◆ **Task requirements**: Give all the lines below again, exactly, with no pictures.

(Entries with chart source code)
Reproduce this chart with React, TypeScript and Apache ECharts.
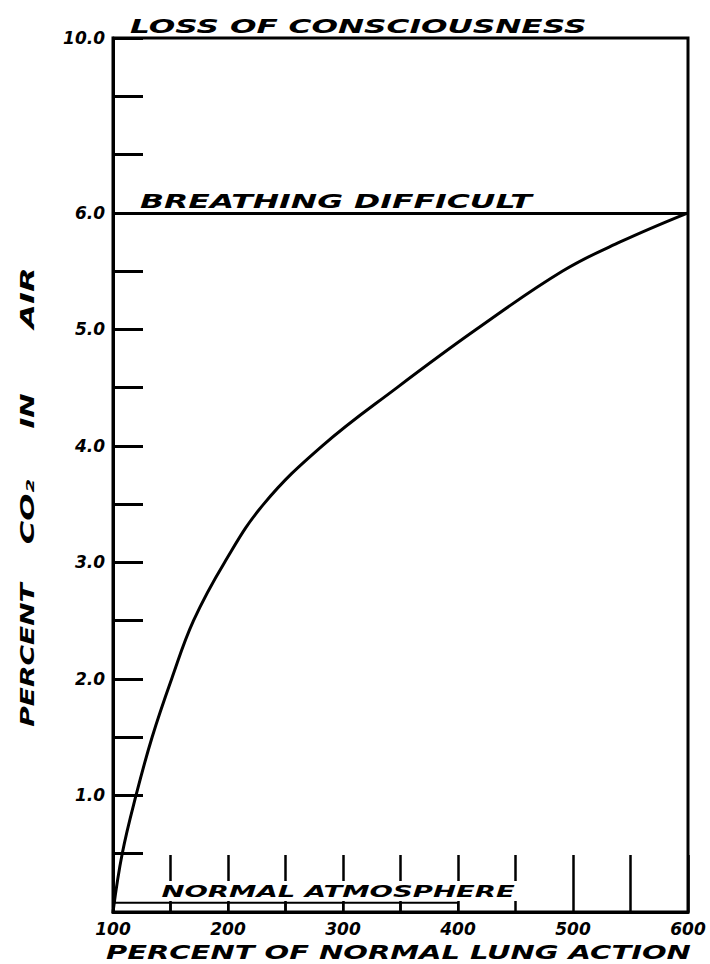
import { useEffect, useRef } from "react";
import * as echarts from "echarts";

// Curve: percent of normal lung action (x) vs percent CO2 in air (y)
const lungAction = [100, 108, 120, 134, 151, 170, 197, 231, 282, 347, 416, 491, 541, 600];
const co2Percent = [0, 0.5, 1.0, 1.5, 2.0, 2.5, 3.0, 3.5, 4.0, 4.5, 5.0, 5.5, 5.75, 6.0];

// Axis settings / tick labels
const xMin = 100;
const xMax = 600;
const xTickStep = 50;
const xLabelValues = [100, 200, 300, 400, 500, 600];
const yMin = 0;
const yTickStep = 0.5;
const yLabelValues = [1, 2, 3, 4, 5, 6];
// The scale is broken above 6.0: the top of the frame is labelled 10.0
const yBreakTop = 7.5;
const yBreakTopLabel = "10.0";

// Reference levels
const breathingDifficultLevel = 6.0;
const normalAtmosphereBounds = [100, 150, 200, 250, 300, 350, 400];
const normalAtmosphereHeight = 0.08;

const FONT = '"DejaVu Sans", sans-serif';

export default function App() {
  const ref = useRef<HTMLDivElement>(null);

  useEffect(() => {
    if (!ref.current) return;
    const chart = echarts.init(ref.current, undefined, { renderer: "svg" });

    const areaPairs = normalAtmosphereBounds.slice(0, -1).map((b, i) => [
      { xAxis: b, yAxis: 0 },
      { xAxis: normalAtmosphereBounds[i + 1], yAxis: normalAtmosphereHeight },
    ]);

    const txt = (
      text: string,
      x: number,
      y: number,
      size: number,
      scaleX: number,
      align: string,
      rotation = 0,
      bg?: string
    ) => ({
      type: "text",
      x,
      y,
      z: 100,
      rotation,
      scaleX,
      silent: true,
      style: {
        text,
        fill: "#000",
        fontFamily: FONT,
        fontSize: size,
        fontWeight: "bold",
        fontStyle: "italic",
        textAlign: align,
        textVerticalAlign: "middle",
        align,
        verticalAlign: "middle",
        backgroundColor: bg,
        padding: bg ? [2, 2] : 0,
      },
    });

    chart.setOption({
      animation: false,
      backgroundColor: "#fff",
      grid: {
        left: 113,
        right: 22,
        top: 38,
        bottom: 52,
        show: true,
        borderColor: "#000",
        borderWidth: 3,
        backgroundColor: "transparent",
      },
      xAxis: {
        type: "value",
        min: xMin,
        max: xMax,
        interval: xTickStep,
        axisLine: { show: true, lineStyle: { color: "#000", width: 3 } },
        axisTick: { show: true, inside: true, length: 57, lineStyle: { color: "#000", width: 2.5 } },
        splitLine: { show: false },
        axisLabel: {
          show: true,
          showMinLabel: true,
          showMaxLabel: true,
          margin: 8,
          color: "#000",
          fontFamily: FONT,
          fontSize: 17,
          fontWeight: "bold",
          fontStyle: "italic",
          formatter: (v: number) => (xLabelValues.includes(v) ? String(v) : ""),
        },
      },
      yAxis: {
        type: "value",
        min: yMin,
        max: yBreakTop,
        interval: yTickStep,
        axisLine: { show: true, lineStyle: { color: "#000", width: 3 } },
        axisTick: { show: true, inside: true, length: 30, lineStyle: { color: "#000", width: 3 } },
        splitLine: { show: false },
        axisLabel: {
          show: true,
          showMinLabel: true,
          showMaxLabel: true,
          margin: 8,
          color: "#000",
          fontFamily: FONT,
          fontSize: 17,
          fontWeight: "bold",
          fontStyle: "italic",
          formatter: (v: number) => {
            if (Math.abs(v - yBreakTop) < 1e-6) return yBreakTopLabel;
            const hit = yLabelValues.find((l) => Math.abs(l - v) < 1e-6);
            return hit !== undefined ? hit.toFixed(1) : "";
          },
        },
      },
      series: [
        {
          type: "line",
          name: "CO2",
          data: lungAction.map((x, i) => [x, co2Percent[i]]),
          smooth: 0.4,
          showSymbol: false,
          symbol: "none",
          lineStyle: { color: "#000", width: 3 },
          silent: true,
          markLine: {
            silent: true,
            symbol: ["none", "none"],
            label: { show: false },
            lineStyle: { color: "#000", width: 3, type: "solid" },
            data: [{ yAxis: breathingDifficultLevel }],
          },
          markArea: {
            silent: true,
            label: { show: false },
            itemStyle: { color: "rgba(0,0,0,0)", borderColor: "#000", borderWidth: 2 },
            data: areaPairs,
          },
        },
      ],
      graphic: [
        txt("LOSS OF CONSCIOUSNESS", 130, 26, 20, 1.56, "left"),
        txt("BREATHING DIFFICULT", 140, 201, 19, 1.66, "left"),
        txt("NORMAL ATMOSPHERE", 158, 891, 16, 1.72, "left", 0, "#fff"),
        txt("PERCENT OF NORMAL LUNG ACTION", 106, 952, 20, 1.45, "left"),
        txt("PERCENT", 27, 655, 20, 1.4, "center", Math.PI / 2),
        txt("CO₂", 27, 512, 20, 1.6, "center", Math.PI / 2),
        txt("IN", 27, 411, 20, 1.45, "center", Math.PI / 2),
        txt("AIR", 27, 298, 20, 1.6, "center", Math.PI / 2),
      ],
    });

    return () => chart.dispose();
  }, []);

  return (
    <div
      ref={ref}
      style={{ position: "fixed", left: 0, top: 0, width: 710, height: 964, background: "#fff" }}
    />
  );
}
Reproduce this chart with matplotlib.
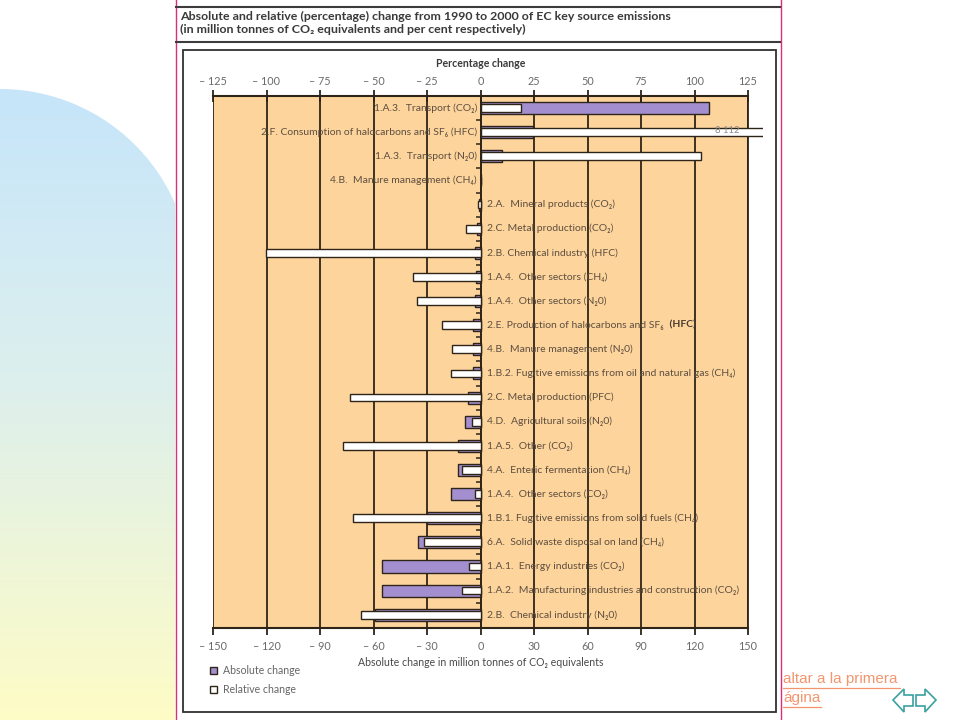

◆ **Output**:
Reproduce this chart with React, TypeScript and Apache ECharts.
import { useEffect, useRef } from "react";
import * as echarts from "echarts";

// Curve: percent of normal lung action (x) vs percent CO2 in air (y)
const lungAction = [100, 108, 120, 134, 151, 170, 197, 231, 282, 347, 416, 491, 541, 600];
const co2Percent = [0, 0.5, 1.0, 1.5, 2.0, 2.5, 3.0, 3.5, 4.0, 4.5, 5.0, 5.5, 5.75, 6.0];

// Axis settings / tick labels
const xMin = 100;
const xMax = 600;
const xTickStep = 50;
const xLabelValues = [100, 200, 300, 400, 500, 600];
const yMin = 0;
const yTickStep = 0.5;
const yLabelValues = [1, 2, 3, 4, 5, 6];
// The scale is broken above 6.0: the top of the frame is labelled 10.0
const yBreakTop = 7.5;
const yBreakTopLabel = "10.0";

// Reference levels
const breathingDifficultLevel = 6.0;
const normalAtmosphereBounds = [100, 150, 200, 250, 300, 350, 400];
const normalAtmosphereHeight = 0.08;

const FONT = '"DejaVu Sans", sans-serif';

export default function App() {
  const ref = useRef<HTMLDivElement>(null);

  useEffect(() => {
    if (!ref.current) return;
    const chart = echarts.init(ref.current, undefined, { renderer: "svg" });

    const areaPairs = normalAtmosphereBounds.slice(0, -1).map((b, i) => [
      { xAxis: b, yAxis: 0 },
      { xAxis: normalAtmosphereBounds[i + 1], yAxis: normalAtmosphereHeight },
    ]);

    const txt = (
      text: string,
      x: number,
      y: number,
      size: number,
      scaleX: number,
      align: string,
      rotation = 0,
      bg?: string
    ) => ({
      type: "text",
      x,
      y,
      z: 100,
      rotation,
      scaleX,
      silent: true,
      style: {
        text,
        fill: "#000",
        fontFamily: FONT,
        fontSize: size,
        fontWeight: "bold",
        fontStyle: "italic",
        textAlign: align,
        textVerticalAlign: "middle",
        align,
        verticalAlign: "middle",
        backgroundColor: bg,
        padding: bg ? [2, 2] : 0,
      },
    });

    chart.setOption({
      animation: false,
      backgroundColor: "#fff",
      grid: {
        left: 113,
        right: 22,
        top: 38,
        bottom: 52,
        show: true,
        borderColor: "#000",
        borderWidth: 3,
        backgroundColor: "transparent",
      },
      xAxis: {
        type: "value",
        min: xMin,
        max: xMax,
        interval: xTickStep,
        axisLine: { show: true, lineStyle: { color: "#000", width: 3 } },
        axisTick: { show: true, inside: true, length: 57, lineStyle: { color: "#000", width: 2.5 } },
        splitLine: { show: false },
        axisLabel: {
          show: true,
          showMinLabel: true,
          showMaxLabel: true,
          margin: 8,
          color: "#000",
          fontFamily: FONT,
          fontSize: 17,
          fontWeight: "bold",
          fontStyle: "italic",
          formatter: (v: number) => (xLabelValues.includes(v) ? String(v) : ""),
        },
      },
      yAxis: {
        type: "value",
        min: yMin,
        max: yBreakTop,
        interval: yTickStep,
        axisLine: { show: true, lineStyle: { color: "#000", width: 3 } },
        axisTick: { show: true, inside: true, length: 30, lineStyle: { color: "#000", width: 3 } },
        splitLine: { show: false },
        axisLabel: {
          show: true,
          showMinLabel: true,
          showMaxLabel: true,
          margin: 8,
          color: "#000",
          fontFamily: FONT,
          fontSize: 17,
          fontWeight: "bold",
          fontStyle: "italic",
          formatter: (v: number) => {
            if (Math.abs(v - yBreakTop) < 1e-6) return yBreakTopLabel;
            const hit = yLabelValues.find((l) => Math.abs(l - v) < 1e-6);
            return hit !== undefined ? hit.toFixed(1) : "";
          },
        },
      },
      series: [
        {
          type: "line",
          name: "CO2",
          data: lungAction.map((x, i) => [x, co2Percent[i]]),
          smooth: 0.4,
          showSymbol: false,
          symbol: "none",
          lineStyle: { color: "#000", width: 3 },
          silent: true,
          markLine: {
            silent: true,
            symbol: ["none", "none"],
            label: { show: false },
            lineStyle: { color: "#000", width: 3, type: "solid" },
            data: [{ yAxis: breathingDifficultLevel }],
          },
          markArea: {
            silent: true,
            label: { show: false },
            itemStyle: { color: "rgba(0,0,0,0)", borderColor: "#000", borderWidth: 2 },
            data: areaPairs,
          },
        },
      ],
      graphic: [
        txt("LOSS OF CONSCIOUSNESS", 130, 26, 20, 1.56, "left"),
        txt("BREATHING DIFFICULT", 140, 201, 19, 1.66, "left"),
        txt("NORMAL ATMOSPHERE", 158, 891, 16, 1.72, "left", 0, "#fff"),
        txt("PERCENT OF NORMAL LUNG ACTION", 106, 952, 20, 1.45, "left"),
        txt("PERCENT", 27, 655, 20, 1.4, "center", Math.PI / 2),
        txt("CO₂", 27, 512, 20, 1.6, "center", Math.PI / 2),
        txt("IN", 27, 411, 20, 1.45, "center", Math.PI / 2),
        txt("AIR", 27, 298, 20, 1.6, "center", Math.PI / 2),
      ],
    });

    return () => chart.dispose();
  }, []);

  return (
    <div
      ref={ref}
      style={{ position: "fixed", left: 0, top: 0, width: 710, height: 964, background: "#fff" }}
    />
  );
}
Reproduce this chart with matplotlib.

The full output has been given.